Mr. Sadiq Khan (Tooting) (Lab):
I thank Back-Bench Members of Her Majesty's official Opposition for the honesty and candour that they have shown in the debate today. I grateful to them for their honesty and candour because there is a danger, when watching the two Conservative party leadership contenders, that we may believe that their party is modern and pragmatic. At least we now know where they stand.

We have heard from colleagues who took part in the debate five months ago. We have heard about a calm consensus one month before a general election, and now, five months after that election, we see the Conservative party showing its true colours. I am sure that the honesty and candour exhibited by Conservative Members will be shown in Liberal Democrat "Focus" leaflets and Labour rose leaflets throughout the country over the next three or four years.

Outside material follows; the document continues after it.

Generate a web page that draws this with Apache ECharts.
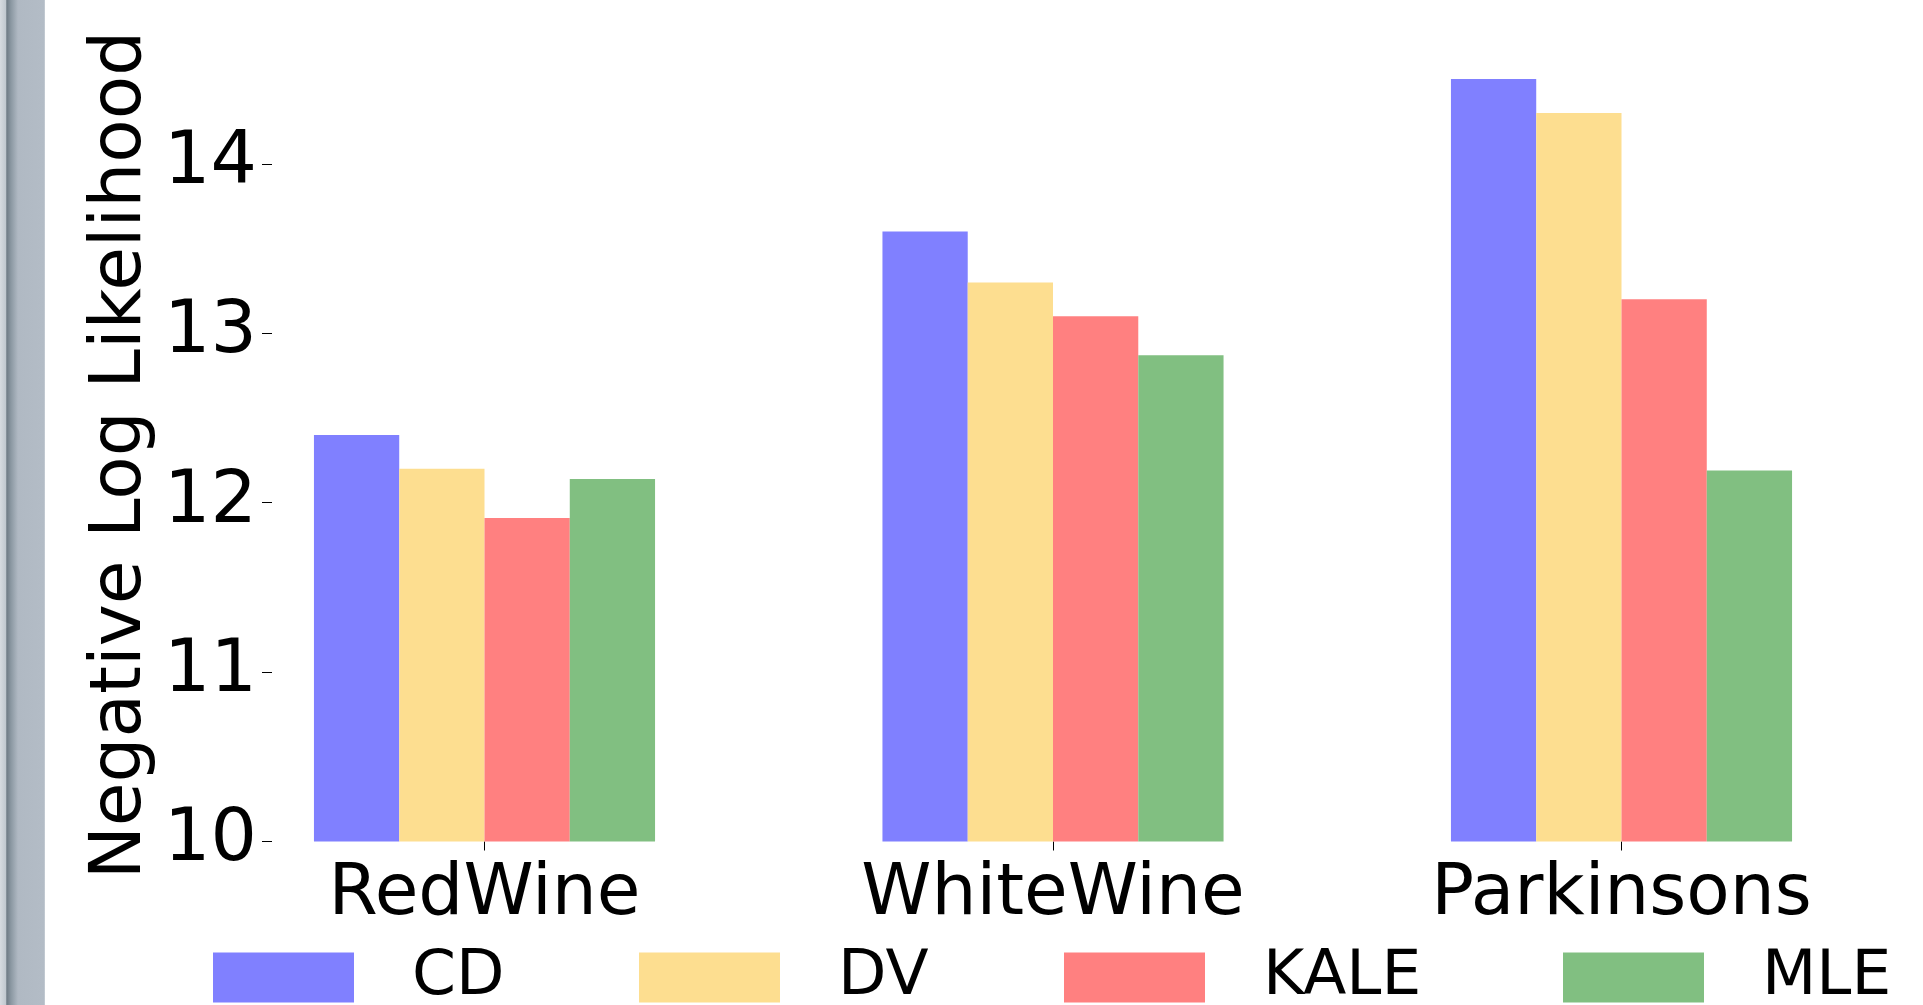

I am also grateful to the Minister with responsibility for women and equality for the way that she began the debate. I congratulate her and the Under-Secretary of State for Work and Pensions, my hon. Friend the Member for Stirling (Mrs. McGuire) on their stewardship of the Bill in recent weeks and months and on the way that they have genuinely listened to the concerns sincerely raised by stakeholders who are keen to try to improve the Bill even more. I declare an interest: in my previous life, I played a small role, along with many others, in trying get to the stage we have reached today. Frankly, it is quite exciting to be speaking as a parliamentarian in the debate on the Bill's Second Reading. I have no doubt that the Bill will lead to real improvements in the lives of ordinary residents in Tooting and all parts of the UK.

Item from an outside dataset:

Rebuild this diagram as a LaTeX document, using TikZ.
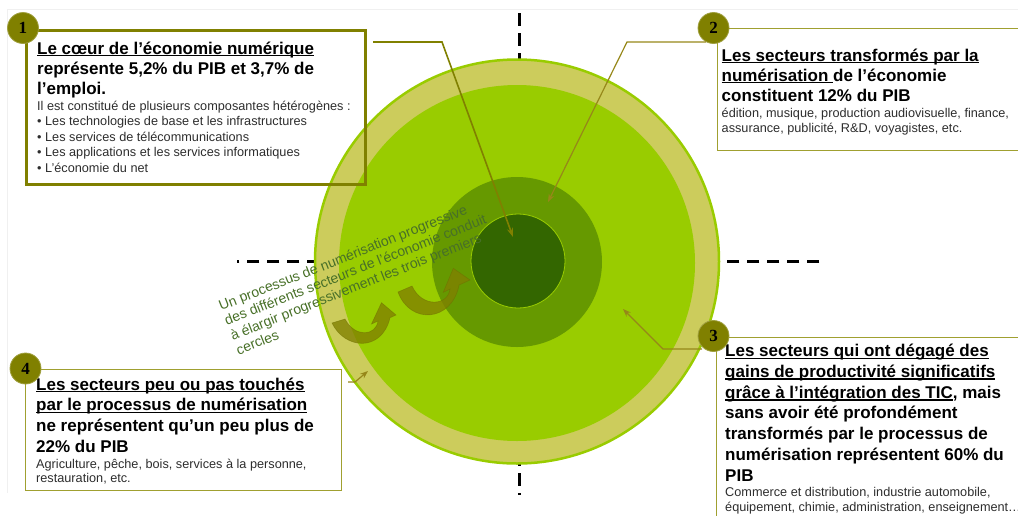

I also pay tribute to the previous Minister for Women and Equality—now the Secretary of State for Health—and her deputy, who is now the Minister for Schools, both of whom persevered over the past couple of years to get where we are today. Over that period, many solicitors, non-governmental organisations, voluntary groups and other experts have been involved along the path, and friendships have been made, broken and remade to get to this stage. Many people deserve credit for the fact that we are debating the Bill on Second Reading.

I hope that the Bill will attract support from all parts of the House, for it is not just about what Labour Governments have been doing for their citizens over the past 40 years. The first legislative example of that is the Race Relations Act 1965, which was passed 40 years ago this month. It is worth reminding ourselves that the objections now being made by Back-Bench Members of the official Opposition are not dissimilar to those made in 1965, 1968, 1970, 1971, 1976 and 2001, when Labour Governments have passed legislation to try to fight inequality and discrimination.

The Bill shows what a modern Parliament should be doing for its citizens in the 21st century: passing legislation that will improve the quality of life of the most vulnerable in our society—the elderly, the disabled and minority communities—and ending the inconsistency in anti-discrimination legislation that leads to a hierarchy of protection in equality legislation. I hope that the hierarchy of rights that we have in the UK will be ended by the single equality Act, which the new commission will help to draft. That comprehensive Act will protect all, replacing the patchwork, piecemeal approach that we have had until now.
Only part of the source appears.